Franz Bopp (14 September 1791 – 23 October 1867), formerly sometimes anglicized as Francis Bopp, was a German linguist known for extensive and pioneering comparative work on Indo-European languages.

He was born in Mainz, but owing to the political disarray of the time, his parents moved to Aschaffenburg, the second seat of the Archbishop of Mainz. There, he received a liberal education at the Lyceum, and Karl J. Windischmann drew his attention to the languages and literature of the East (Windischmann, along with Georg Friedrich Creuzer, Johann Joseph von Görres, and the brothers Schlegel, expressed great enthusiasm for Indian wisdom and philosophy). Moreover, Friedrich Schlegel's book, Über die Sprache und Weisheit der Indier (On the Speech and Wisdom of the Indians, Heidelberg, 1808), which had just begun to exert a powerful influence on the minds of German philosophers and historians, did not fail to stimulate Bopp's interest in the sacred language of the Hindus.
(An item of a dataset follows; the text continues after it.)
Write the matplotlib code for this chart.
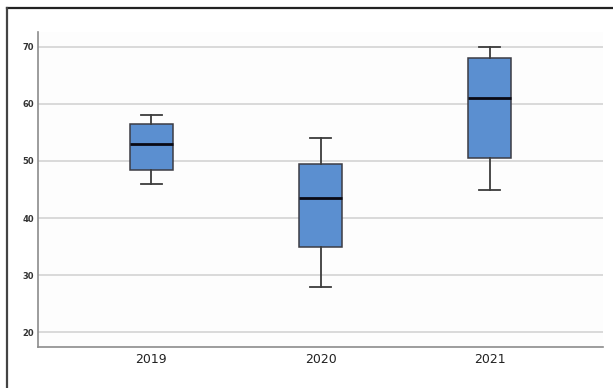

In 1812, he went to Paris at the expense of the Bavarian government, with a view to devoting himself vigorously to the study of Sanskrit. There he enjoyed the society of such eminent men as Antoine-Léonard de Chézy (his primary instructor), Silvestre de Sacy, Louis Mathieu Langlès, and, above all, of Alexander Hamilton (1762–1824), cousin of the U.S. statesman, who had acquired, when in India, an acquaintance with Sanskrit, and had brought out, along with Langlès, a descriptive catalogue of the Sanskrit manuscripts of the Imperial library.